If it is thrown correctly the target never hears or sees it. However, some of the more elaborate rings had small holes bored into them to produce a whistling sound as they spun in the air. The deep thunk of a solid hit when the chakram sticks is reward enough for the hours of practice one spends mastering this weapon.

History of The Sai

Like all the traditional Okinawan weapons, the exact original of the sai is not known although a few theories exist. One theory is that the sai was derived from a type of hoe. This hoe was used to dig a furrow in the ground. At selected points within the furrow, deeper holes were made with the point of the hoe in which seeds were planted. Later, the hand guards were added. A second theory is that the sai was a direct import from China or Indonesia. This theory states that there was no Okinawan tool upon which it was based. The rational for this theory is that there is little iron on Okinawa which would be needed to make the sai. Thus, the case for the sai being an import.

Even though the sai are sometimes called "short swords", they were not used as a traditional sword word be. Sai were primarily a defensive weapon. They were used more as a club would be. Following are some techniques of sai use:

* With the blade retracted, the sai would cover the forearm to augment blocking techniques. Also the butt end could be used as an effective punching implement.
* Flipping the long end out, you effectively have a whipping, striking tool. The long end could also be used for poking and blocking techniques.
* The hand guards were effective to catch a strike from a weapon like a staff. These guards would protect the hand from damage.

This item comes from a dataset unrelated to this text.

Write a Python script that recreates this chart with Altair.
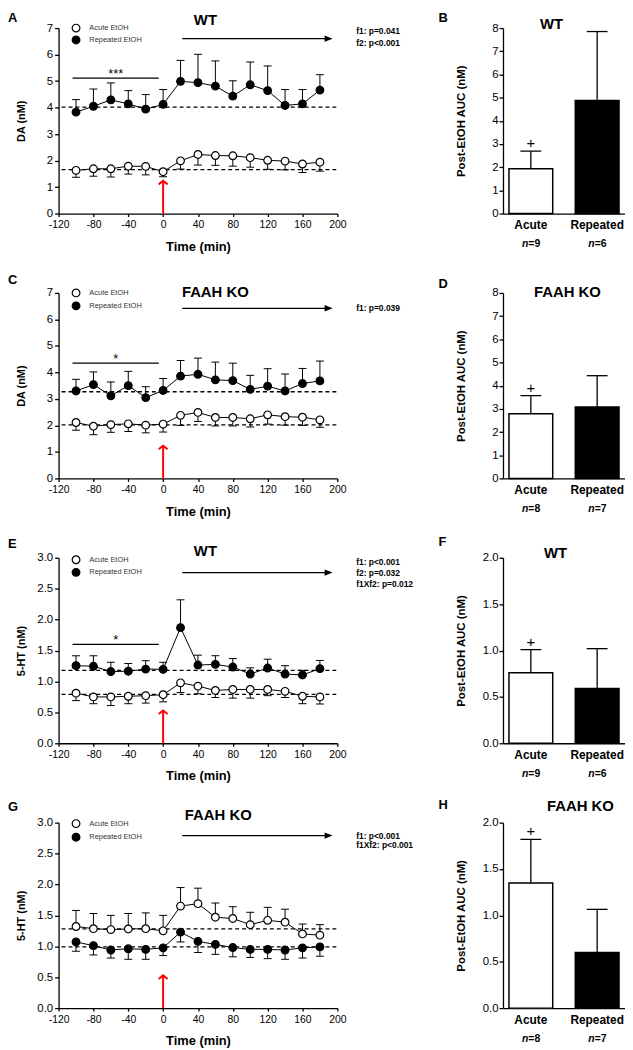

The prongs of the sai are good for blocking, catching and trapping bo or sword strikes. Once the prongs complete the trap, the defender can use the sai to twist the attacker's weapon from their grasp or even breaking the opponent’s weapon. Because of the flipping techniques employed in use of the sai, strong and limber wrists need to be developed if one is going to master their use.

Anatomy of the Sai


History of the Bo Staff

The bo staff is probably one of mankind's oldest weapons. They belong to the same family as spears. The bo was commonly used to carry buckets of grain or water, one on each end of the staff for balance purposes. When attacked, the defender could easily slip the buckets off each end and have a very handy weapon. Or staffs would be used as a walking implement. When attacked, what seemed a harmless tool, became a deadly weapon. The staff is nothing more than long stick. Traditionally it measured six feet in length, but both shorter and longer versions were used depending on the situation and practitioner.

The bo staff, because of its length, was not a weapon for close in fighting. Rather it was used to defend one's self from a distance. The staff operates best from outside your opponent's attack zone. It is also most useful in relatively open spaces. The staff is best used when both hands manipulate its use.